Had I voted for the sitting candidate who is certain to be returned, then my vote counted for something. For for an opposing candidate who then ousted the sitting candidate, my vote would have decided our next government.

Today, the candidate for who I was prepared to vote will achieve neither of these things.

Only voters in some 49 critical seats will vote to decide our actual government – out of 194 marginal seats, of the 650 total.  Theirs are the only votes that truly count.

Electoral reform is driven by governments voted in under current arrangements. They won’t make changes that lessen their future chances.  The redrawing of constituency boundaries is a very fraught horse-trading exercise involving only the major parties.

The rise of minority parties is inexorable.  With the SNP bent on havoc and/or another referendum, ignoring this is stupid as well as undemocratic.

In any case, the major parties are all pitching for the same middle-ground voter. They tout the same policies.

The local party offices have shrinking numbers of actual party members.

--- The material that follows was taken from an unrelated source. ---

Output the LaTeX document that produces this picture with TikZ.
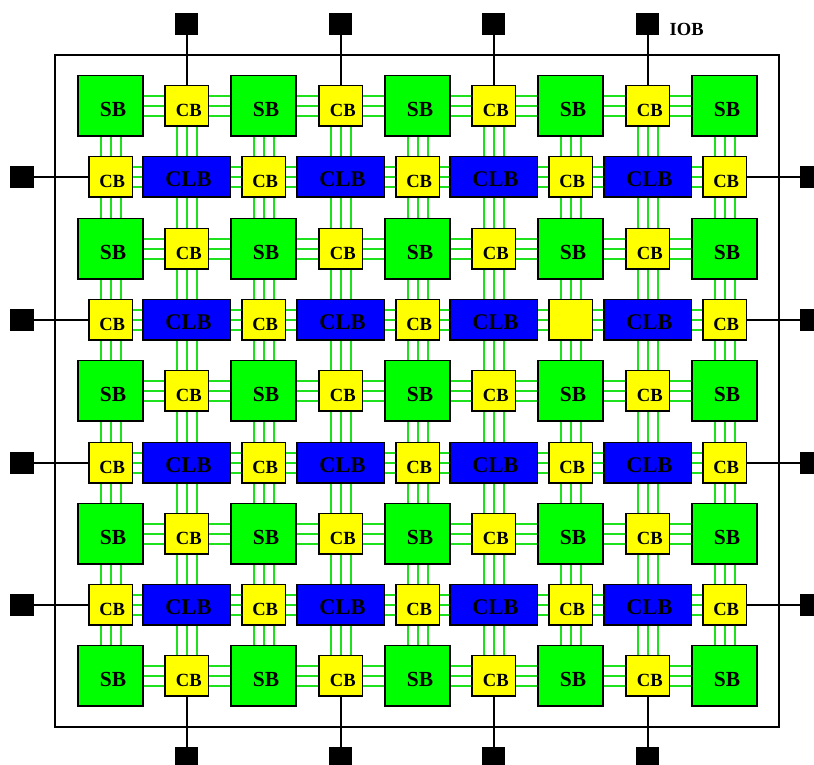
\documentclass[tikz,border=0pt]{standalone}
\usepackage{fontspec}
\setmainfont{Liberation Serif}
\usetikzlibrary{backgrounds}
\definecolor{sbgreen}{RGB}{0,255,0}
\definecolor{cbyellow}{RGB}{255,255,0}
\definecolor{clbblue}{RGB}{0,0,255}
\definecolor{wiregreen}{RGB}{30,225,30}
\newcommand{\lab}[3]{\raisebox{-#2pt}[0pt][0pt]{\makebox[0pt]{\hspace{#1pt}#3}}}
\tikzset{
  blockbox/.style={draw=black,line width=1.5pt,inner sep=0pt,outer sep=0pt,font=\bfseries},
  sbbox/.style={blockbox,fill=sbgreen,minimum width=65pt,minimum height=60.5pt},
  cbbox/.style={blockbox,fill=cbyellow,minimum width=43.5pt,minimum height=40.5pt},
  clbbox/.style={blockbox,fill=clbblue,minimum width=87.5pt,minimum height=40.5pt},
  iobox/.style={fill=black,draw=none,inner sep=0pt,outer sep=0pt,minimum width=23.5pt,minimum height=22pt},
  wire/.style={draw=wiregreen,line width=2pt},
  iowire/.style={draw=black,line width=2pt},
  frameline/.style={draw=black,line width=1.6pt}
}
\newcommand{\szA}{\fontsize{21.5}{22}\selectfont}
\newcommand{\szB}{\fontsize{18.6}{20}\selectfont}
\newcommand{\szC}{\fontsize{22.4}{23}\selectfont}
\def\colS{{110.5,263.5,417.5,570.5,724.5}}
\def\colH{{186.5,340.5,493.5,647.5}}
\def\rowS{{105.5,248.5,390.5,533.5,675.5}}
\def\rowM{{176.5,319.5,462.5,604.5}}
\begin{document}
\begin{tikzpicture}[x=1pt,y=-1pt]
\path[use as bounding box,clip] (0,0) rectangle (814,764);
% switch boxes
\foreach \cc in {0,...,4}{\foreach \rr in {0,...,4}{
  \node[sbbox] (s-\cc-\rr) at ({\colS[\cc]},{\rowS[\rr]}) {\szA\lab{5}{10.5}{SB}};
}}
% horizontal-channel connection boxes
\foreach \cc in {0,...,3}{\foreach \rr in {0,...,4}{
  \node[cbbox] (h-\cc-\rr) at ({\colH[\cc]},{\rowS[\rr]}) {\szB\lab{4.5}{10.5}{CB}};
}}
% vertical-channel connection boxes
\foreach \cc in {0,...,4}{\foreach \rr in {0,...,3}{
  \node[cbbox] (v-\cc-\rr) at ({\colS[\cc]},{\rowM[\rr]}) {\ifnum\cc\rr=31 \else\szB\lab{3.4}{10.8}{CB}\fi};
}}
% logic blocks
\foreach \cc in {0,...,3}{\foreach \rr in {0,...,3}{
  \node[clbbox] (l-\cc-\rr) at ({\colH[\cc]},{\rowM[\rr]}) {\szC\lab{4}{10.2}{CLB}};
}}
% IO blocks
\foreach \cc in {0,...,3}{
  \node[iobox] (it-\cc) at ({\colH[\cc]},24) {};
  \node[iobox] (ib-\cc) at ({\colH[\cc]},757.7) {};
}
\foreach \rr in {0,...,3}{
  \node[iobox] (il-\rr) at (22,{\rowM[\rr]}) {};
  \node[iobox] (ir-\rr) at (812,{\rowM[\rr]}) {};
}
\node[anchor=base west,inner sep=0pt,font=\bfseries\fontsize{18.5}{20}\selectfont] (ioblabel) at (669.5,35) {IOB};
\begin{scope}[on background layer]
  \coordinate (frameA) at (55,55);
  \coordinate (frameB) at (779,727);
  \draw[frameline] (frameA) rectangle (frameB);
  % channel wires
  \foreach \dd in {-10,0,10}{
    \foreach \cc [evaluate=\cc as \nn using int(\cc+1)] in {0,...,3}{\foreach \rr in {0,...,4}{
      \draw[wire] ([yshift=\dd pt]s-\cc-\rr.east) -- ([yshift=\dd pt]h-\cc-\rr.west);
      \draw[wire] ([yshift=\dd pt]h-\cc-\rr.east) -- ([yshift=\dd pt]s-\nn-\rr.west);
    }}
    \foreach \cc in {0,...,4}{\foreach \rr [evaluate=\rr as \nn using int(\rr+1)] in {0,...,3}{
      \draw[wire] ([xshift=\dd pt]s-\cc-\rr.south) -- ([xshift=\dd pt]v-\cc-\rr.north);
      \draw[wire] ([xshift=\dd pt]v-\cc-\rr.south) -- ([xshift=\dd pt]s-\cc-\nn.north);
    }}
    \foreach \cc in {0,...,3}{\foreach \rr [evaluate=\rr as \nn using int(\rr+1)] in {0,...,3}{
      \draw[wire] ([xshift=\dd pt]h-\cc-\rr.south) -- ([xshift=\dd pt]l-\cc-\rr.north);
      \draw[wire] ([xshift=\dd pt]l-\cc-\rr.south) -- ([xshift=\dd pt]h-\cc-\nn.north);
    }}
    \foreach \cc [evaluate=\cc as \nn using int(\cc+1)] in {0,...,3}{\foreach \rr in {0,...,3}{
      \draw[wire] ([yshift=\dd pt]v-\cc-\rr.east) -- ([yshift=\dd pt]l-\cc-\rr.west);
      \draw[wire] ([yshift=\dd pt]l-\cc-\rr.east) -- ([yshift=\dd pt]v-\nn-\rr.west);
    }}
  }
  % IO connections
  \foreach \cc in {0,...,3}{
    \draw[iowire] (it-\cc.south) -- (h-\cc-0.north);
    \draw[iowire] (h-\cc-4.south) -- (ib-\cc.north);
  }
  \foreach \rr in {0,...,3}{
    \draw[iowire] (il-\rr.east) -- (v-0-\rr.west);
    \draw[iowire] (v-4-\rr.east) -- (ir-\rr.west);
  }
\end{scope}
\end{tikzpicture}
\end{document}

Their frustrations make them seek the extremes their leaders are desperate to avoid.  Their influence on MP candidate choices is outrageously undemocratic.

In all this, we the voters need really good, honest MPs, who will faithfully represent our needs, desires and ambitions.  Our economic and ethnic divisions for example, are wounds that need healing through excellent leadership.  Some MPs are like this. Others are ambitious little twerps with no experience of real life, and a penchant for seeking out extra remuneration.

So why can’t we have a system that focuses on MPs as people and not party members; and judges them by their individual policies?  I’m advocating some sort of independent MP structure for their actual election, removing the role of the out-of-date local constituency parties.  After election,  the like-minded find each other and form a government. Something along these lines works in Scandinavia.

Easier said than done of course.  But it would be democratic. Plus we’re now in an era of coalition government anyway.  Why not split it down into actual policies, rather than increasingly meaningless party boundaries? The SDP for example are are a ‘policy’ party. Scots vote for them in order to get a second referendum….

And with computer systems, every vote could be made to count.  Why can’t my pointless “wasted” vote, be used elsewhere – to make up a winning tally for another candidate with the same policies as the person I voted for here in East Oxford?

This would do something serious about the disgraceful post-election statistics that we’ll all have to swallow regardless of the outcome. The numbers of actual votes for parties, will not in any way reflect the number of candidates of those parties who we see sworn into the next Parliament.

And this disparity will be even more brutally unfair when applied to the party that forms the next government. The disenfranchised will complain bitterly, ensuring another five years of national disfunction.

This is not democracy, and needs to be changed.